Die Kommunalwahl in NRW, einem Schlüsselland vergangener deutscher Industrialisierung, zeichnet ein verlässliches Bild von der Stimmung in Deutschland. Nun erweist sich ein weiteres Mal, dass es sich bei der AfD nie um eine Verirrung undankbarer Ossis handelte, sondern um die deutsche Form einer internationalen Bewegung sozial und mental Enttäuschter. Allerdings zeigen einige ostdeutsche Regionen, wie schnell eine Gesellschaft wieder in autoritäre Gewohnheiten zurückfallen kann; das könnte im Westen länger dauern.
Siegerin dieser Wahl ist Hendrik Wüsts CDU, die trotz Berliner Unebenheiten und einer dramatisch veränderten Welt ihr Ergebnis halten konnte. Das ist alles andere als selbstverständlich. Wüsts Politik steht für den Anspruch, Herausforderungen wie die Migration und ihre Folgen zu steuern und mit seinem Innenminister Herbert Reul den Menschen mehr Sicherheit in ihrem Alltag zu geben.
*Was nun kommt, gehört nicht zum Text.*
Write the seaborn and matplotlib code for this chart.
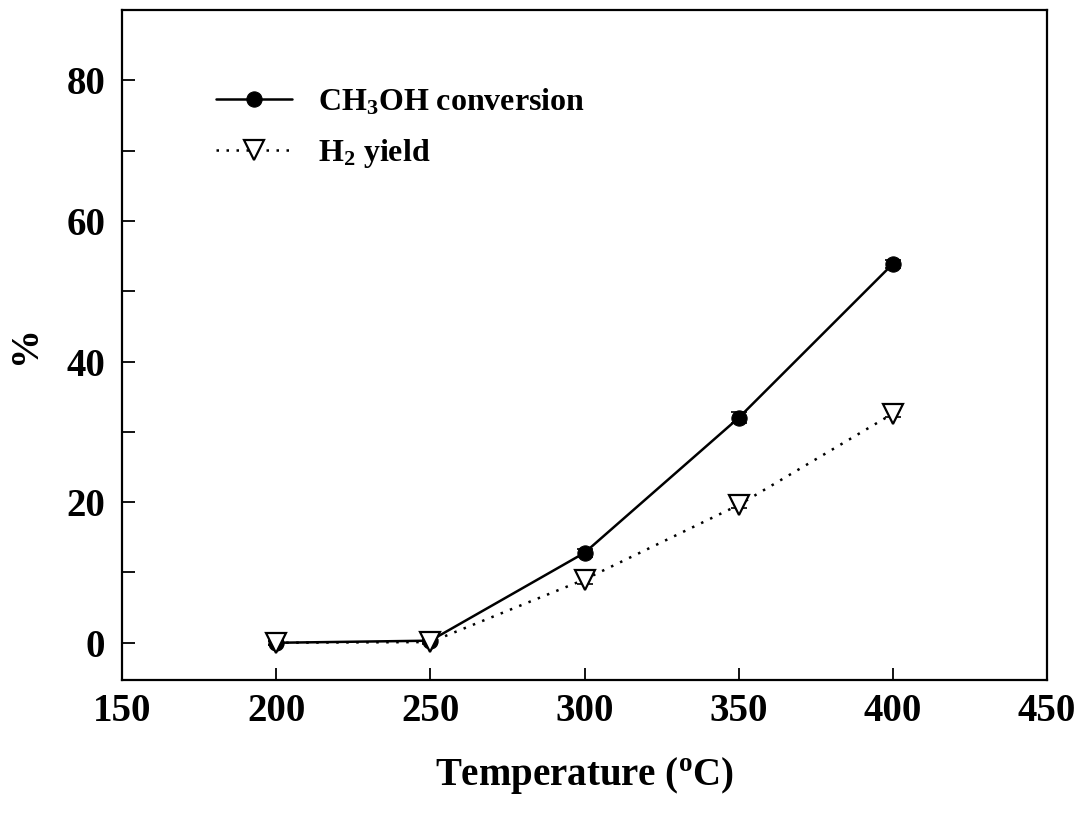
import numpy as np
import pandas as pd
import matplotlib
matplotlib.use("Agg")
import matplotlib.pyplot as plt
import seaborn as sns

# Temperatures and measured values
temperature = [200, 250, 300, 350, 400]
ch3oh_conversion = [0.0, 0.3, 12.8, 32.0, 53.9]
ch3oh_err = [0.3, 0.3, 0.6, 0.8, 0.6]
h2_yield = [0.0, 0.1, 9.0, 19.6, 32.6]
h2_err = [0.3, 0.3, 0.6, 0.5, 0.5]

x_ticks = [150, 200, 250, 300, 350, 400, 450]
y_ticks = [0, 20, 40, 60, 80]

sns.set_theme(style="ticks")
plt.rcParams["font.family"] = ["Liberation Serif", "DejaVu Serif"]
plt.rcParams["font.weight"] = "bold"
plt.rcParams["text.color"] = "black"
plt.rcParams["axes.labelcolor"] = "black"
plt.rcParams["xtick.color"] = "black"
plt.rcParams["ytick.color"] = "black"
plt.rcParams["mathtext.fontset"] = "custom"
plt.rcParams["mathtext.rm"] = "Liberation Serif:bold"
plt.rcParams["mathtext.it"] = "Liberation Serif:bold"
plt.rcParams["mathtext.bf"] = "Liberation Serif:bold"

df = pd.DataFrame({
    "T": temperature * 2,
    "value": ch3oh_conversion + h2_yield,
    "series": ["CH$_3$OH conversion"] * 5 + ["H$_2$ yield"] * 5,
})

fig = plt.figure(figsize=(10.81, 8.22), dpi=100)
ax = fig.add_axes([0.1129, 0.1727, 0.8557, 0.8151])

ax.errorbar(temperature, ch3oh_conversion, yerr=ch3oh_err, fmt="none",
            ecolor="black", elinewidth=1.2, capsize=6, capthick=1.2, zorder=2)
ax.errorbar(temperature, h2_yield, yerr=h2_err, fmt="none",
            ecolor="black", elinewidth=1.2, capsize=6, capthick=1.2, zorder=2)

sns.lineplot(data=df[df.series == "CH$_3$OH conversion"], x="T", y="value",
             ax=ax, color="black", linewidth=1.8, marker="o", markersize=11,
             markerfacecolor="black", markeredgecolor="black",
             label="CH$_3$OH conversion", zorder=3)
sns.lineplot(data=df[df.series == "H$_2$ yield"], x="T", y="value",
             ax=ax, color="black", linewidth=1.8, linestyle=(0, (1, 3)),
             marker="v", markersize=14, markerfacecolor="white",
             markeredgecolor="black", markeredgewidth=1.6,
             label="H$_2$ yield", zorder=4)

ax.set_xlim(150, 450)
ax.set_ylim(-5.3, 90)
ax.set_xticks(x_ticks)
ax.set_yticks(y_ticks)
ax.set_yticks([10, 30, 50, 70], minor=True)
ax.tick_params(axis="both", which="both", direction="in", length=9, width=1.3,
               colors="black", labelsize=28)
ax.tick_params(axis="y", which="both", pad=12)
ax.tick_params(axis="x", which="both", pad=9)
for lbl in ax.get_xticklabels() + ax.get_yticklabels():
    lbl.set_fontweight("bold")

for side in ["left", "right", "top", "bottom"]:
    ax.spines[side].set_visible(True)
    ax.spines[side].set_linewidth(1.6)
    ax.spines[side].set_color("black")

ax.set_xlabel("Temperature ($^{\\mathrm{o}}$C)", fontsize=28, fontweight="bold",
              labelpad=18)
ax.set_ylabel("%", fontsize=28, fontweight="bold", labelpad=16)

leg = ax.legend(loc="upper left", bbox_to_anchor=(0.07, 0.928), frameon=False,
                fontsize=23, handlelength=2.4, handletextpad=0.8,
                labelspacing=0.6)
for t in leg.get_texts():
    t.set_fontweight("bold")

fig.savefig("out.png", dpi=100)
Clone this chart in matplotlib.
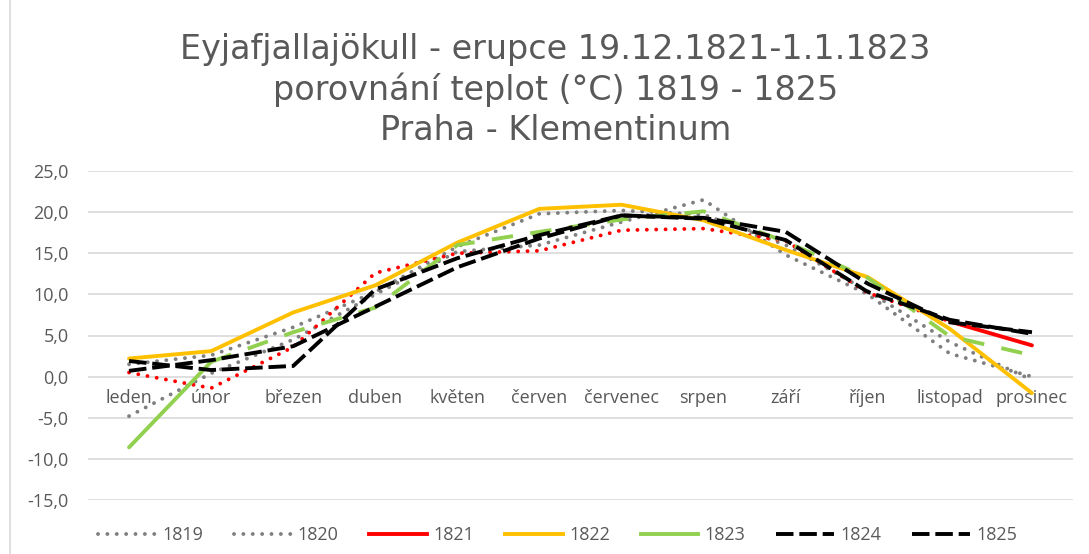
import matplotlib
matplotlib.use('Agg')
import matplotlib.pyplot as plt
from matplotlib.lines import Line2D
from matplotlib.ticker import FuncFormatter

plt.rcParams['font.family'] = ['Open Sans', 'DejaVu Sans']

months = ['leden', 'únor', 'březen', 'duben', 'květen', 'červen', 'červenec',
          'srpen', 'září', 'říjen', 'listopad', 'prosinec']

t1819 = [1.5, 2.6, 6.0, 10.3, 15.8, 19.8, 20.2, 19.7, 16.0, 10.4, 4.2, -0.4]
t1820 = [-4.8, 0.4, 4.5, 10.0, 15.2, 16.0, 18.8, 21.5, 14.8, 10.0, 2.8, 0.0]
t1821 = [0.5, -1.4, 3.6, 12.6, 15.0, 15.3, 17.8, 18.0, 16.5, 10.2, 6.7, 3.8]
t1822 = [2.2, 3.1, 7.8, 11.1, 16.3, 20.4, 20.9, 19.0, 15.4, 12.1, 5.8, -2.0]
t1823 = [-8.6, 1.8, 5.4, 8.4, 16.0, 17.6, 19.1, 20.1, 16.4, 12.0, 4.9, 2.6]
t1824 = [1.9, 0.8, 1.3, 10.6, 14.4, 17.2, 19.6, 19.3, 17.6, 11.3, 6.6, 5.4]
t1825 = [0.7, 2.0, 3.7, 8.5, 13.3, 16.8, 19.6, 19.2, 16.6, 10.3, 6.9, 5.2]

GRAY = '#7F7F7F'
RED = '#FF0000'
ORANGE = '#FFC000'
GREEN = '#92D050'
TEXT = '#595959'

LW = 2.8
DOT = (0, (0.01, 2.4))
DASH = (0, (4.5, 1.5))
GDASH = (0, (5.5, 4.5))

fig = plt.figure(figsize=(10.89, 5.54), dpi=100)
ax = fig.add_axes([88 / 1089, 1 - 500 / 554, 985 / 1089, 329 / 554])

x = list(range(len(months)))

ax.plot(x, t1819, color=GRAY, lw=LW, linestyle=DOT, dash_capstyle='round')
ax.plot(x, t1820, color=GRAY, lw=LW, linestyle=DOT, dash_capstyle='round')
# 1821: dotted until November, solid for December (eruption)
ax.plot(x[:11], t1821[:11], color=RED, lw=LW, linestyle=DOT, dash_capstyle='round')
ax.plot(x[10:], t1821[10:], color=RED, lw=LW, solid_capstyle='round')
ax.plot(x, t1822, color=ORANGE, lw=LW, solid_capstyle='round')
# 1823: solid for January (eruption), dashed afterwards
ax.plot(x[:2], t1823[:2], color=GREEN, lw=LW, solid_capstyle='round')
ax.plot(x[1:], t1823[1:], color=GREEN, lw=LW, linestyle=GDASH)
ax.plot(x, t1824, color='black', lw=LW, linestyle=DASH)
ax.plot(x, t1825, color='black', lw=LW, linestyle=DASH)

ax.set_xlim(-0.5, 11.5)
ax.set_ylim(-15, 25)
ax.set_yticks(range(-15, 30, 5))
ax.yaxis.set_major_formatter(FuncFormatter(lambda v, p: f'{v:.1f}'.replace('.', ',')))
ax.grid(axis='y', color='#D9D9D9', lw=1.2)
ax.set_axisbelow(True)

ax.set_xticks(x)
ax.set_xticklabels(months)
ax.spines['bottom'].set_position(('data', 0))
for s in ax.spines.values():
    s.set_visible(False)
ax.tick_params(axis='x', length=0, pad=9, labelsize=13, labelcolor=TEXT)
ax.tick_params(axis='y', length=0, pad=14, labelsize=13, labelcolor=TEXT)

fig.text(0.51, 1 - 90 / 554,
         'Eyjafjallajökull - erupce 19.12.1821-1.1.1823\n'
         'porovnání teplot (°C) 1819 - 1825\nPraha - Klementinum',
         ha='center', va='center', fontsize=24, color=TEXT, linespacing=1.25,
         family=['DejaVu Sans'])

handles = [
    Line2D([], [], color=GRAY, lw=LW, linestyle=DOT, dash_capstyle='round'),
    Line2D([], [], color=GRAY, lw=LW, linestyle=DOT, dash_capstyle='round'),
    Line2D([], [], color=RED, lw=LW),
    Line2D([], [], color=ORANGE, lw=LW),
    Line2D([], [], color=GREEN, lw=LW),
    Line2D([], [], color='black', lw=LW, linestyle=DASH),
    Line2D([], [], color='black', lw=LW, linestyle=DASH),
]
labels = ['1819', '1820', '1821', '1822', '1823', '1824', '1825']
leg = fig.legend(handles, labels, loc='center', bbox_to_anchor=(0.512, 1 - 535 / 554),
                 ncol=7, frameon=False, fontsize=13, handlelength=3.2,
                 handletextpad=0.35, columnspacing=1.7)
for t in leg.get_texts():
    t.set_color(TEXT)

fig.add_artist(Line2D([10 / 1089, 10 / 1089], [0, 1], color='#D9D9D9', lw=1.2))

fig.savefig('out.png', dpi=100)
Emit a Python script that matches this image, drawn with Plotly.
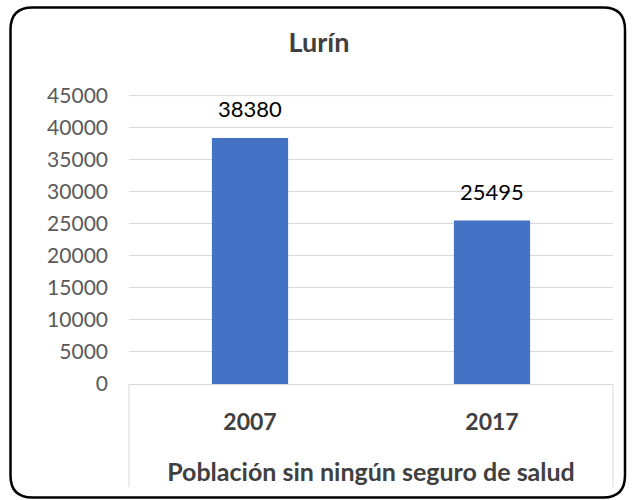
import plotly.graph_objects as go

categories = ["2007", "2017"]
values = [38380, 25495]
y_ticks = [0, 5000, 10000, 15000, 20000, 25000, 30000, 35000, 40000, 45000]
chart_title = "Lurín"
x_title = "Población sin ningún seguro de salud"

W, H = 632, 500
PL, PR, PT, PB = 129, 613, 95, 384  # plot area in px


def px(x):
    return (x - PL) / (PR - PL)


def py(y):
    return (PB - y) / (PB - PT)


FONT = "Lato"
BAR = "#4472C4"
GRID = "#D9D9D9"
xpos = list(range(len(categories)))

fig = go.Figure()
fig.add_trace(go.Bar(
    x=xpos, y=values, width=0.315,
    marker=dict(color=BAR, line=dict(width=0)),
    hoverinfo="skip",
))

for xi, v in zip(xpos, values):
    fig.add_annotation(x=xi, y=v, xref="x", yref="y", text=str(v),
                       showarrow=False, yanchor="bottom", yshift=14,
                       font=dict(family=FONT, size=22, color="#000000"))

# rounded chart border
L, R, T, B, r = 10.5, 625, 7.5, 497.5, 22
path = (f"M {px(L+r)},{py(T)} L {px(R-r)},{py(T)} Q {px(R)},{py(T)} {px(R)},{py(T+r)} "
        f"L {px(R)},{py(B-r)} Q {px(R)},{py(B)} {px(R-r)},{py(B)} "
        f"L {px(L+r)},{py(B)} Q {px(L)},{py(B)} {px(L)},{py(B-r)} "
        f"L {px(L)},{py(T+r)} Q {px(L)},{py(T)} {px(L+r)},{py(T)} Z")
fig.add_shape(type="path", path=path, xref="paper", yref="paper",
              line=dict(color="#000000", width=2.5), layer="above")

# category axis box lines
for xv in (0, 1):
    fig.add_shape(type="line", xref="paper", yref="paper",
                  x0=xv, x1=xv, y0=0, y1=py(487),
                  line=dict(color=GRID, width=1))

# top gridline (at the top of the value range)
fig.add_shape(type="line", xref="paper", yref="y", x0=0, x1=1,
              y0=y_ticks[-1], y1=y_ticks[-1], layer="below",
              line=dict(color=GRID, width=1))

fig.update_layout(
    width=W, height=H,
    margin=dict(l=PL, r=W - PR, t=PT, b=H - PB, autoexpand=False),
    paper_bgcolor="white", plot_bgcolor="white",
    showlegend=False,
    title=dict(text=f"<b>{chart_title}</b>", x=319 / W, xref="container", xanchor="center",
               y=1 - 43 / H, yref="container", yanchor="middle",
               font=dict(family=FONT, size=27, color="#404040")),
    font=dict(family=FONT),
)
fig.update_xaxes(
    range=[-0.5, len(categories) - 0.5],
    tickvals=xpos, ticktext=[f"<b>{c}</b>" for c in categories],
    showgrid=False, showline=True, linecolor=GRID, linewidth=1, zeroline=False,
    tickfont=dict(family=FONT, size=23, color="#404040"),
    ticklabelstandoff=17,
    title=dict(text=f"<b>{x_title}</b>", standoff=29,
               font=dict(family=FONT, size=25, color="#404040")),
    fixedrange=True,
)
fig.update_yaxes(
    range=[0, 45000 * 1.002], tickvals=y_ticks, ticktext=[str(t) for t in y_ticks],
    showgrid=True, gridcolor=GRID, gridwidth=1, zeroline=False,
    tickfont=dict(family=FONT, size=21, color="#595959"),
    ticklabelstandoff=20,
    fixedrange=True,
)

fig.write_html("out.html", config={"displayModeBar": False},
               post_script="document.body.style.margin='0';document.body.style.overflow='hidden';")
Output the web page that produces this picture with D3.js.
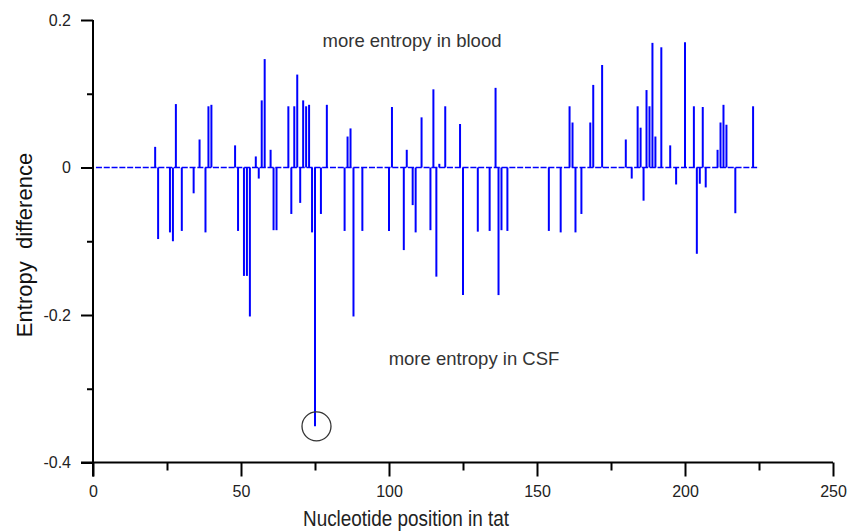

Zugleich steht sie vor der Aufgabe, die besonders im Ruhrgebiet augenfälligen – auch gesellschaftlichen – Brachen einer vergangenen Industrialisierung zu revitalisieren. Ob das gelingt, bleibt offen.
Wüst verzichtet dabei auf den martialischen Tonfall, mit dem manche seiner Parteifreunde im Bund erfolglos versuchen, der AfD-Stimmen abzujagen. Er setzt stattdessen auf bürgerliche Integrität und Integration, die grossen Errungenschaften der zweiten deutschen Republik. Die Wähler haben diesen Kurs bestätigt, fürs erste jedenfalls, denn sie erwarten Verbesserungen in ihrem Alltag. Gelingen sie nicht, werden sie sich abwenden.
Die Sozialdemokraten sind dagegen ein Opfer des sozialen Aufstiegs ihres eigenen Personals geworden. Sie haben ihr Milieu im grössten Umbruch seit der Industrialisierung allein gelassen und nicht begleitet und waren der Illusion erlegen, mit Sozialstaats-Tuning die Probleme der Zeit zu lösen. In den nächsten Jahren wird sich entscheiden, ob diese bedeutende alte Partei untergehen wird.
Die Grünen sind vor allem durch die Flüchtlings-Lüge auf ihre Stammwählerschaft zurückgeworfen worden. Auch viele Grünen-Wähler teilen nicht die Vorstellung, dass die weltweiten Wanderungsbewegungen von Menschen, die durchaus nachvollziehbar nach einem besseren Leben streben, nicht gesteuert oder gar begrenzt werden dürften, weil es doch „Flüchtlinge“ seien und die entwickelten Industriestaaten seit der Kolonialpolitik schließlich Verantwortung für die unterschiedlichen Lebensverhältnisse tragen. Gerade in den alten Industrieregionen, aber eben nicht nur dort, spüren Bürger und Bürgerinnen die Auswirkungen ungesteuerter Migration, die Überforderung des kommunalen Ordnungsgefüges, das für das tägliche Leben so wichtig ist.
Bei Sozialdemokraten und Grünen sind keine Führungskräfte zu erkennen, die ihre Parteien neu formieren; die Grünen spüren Habecks politische Fahnenflucht nun besonders.
Diese Wahl hat den Parteien Zeit gegeben. Ob sie sie richtig zu nutzen verstehen, wird sich zeigen. Sie ist begrenzt.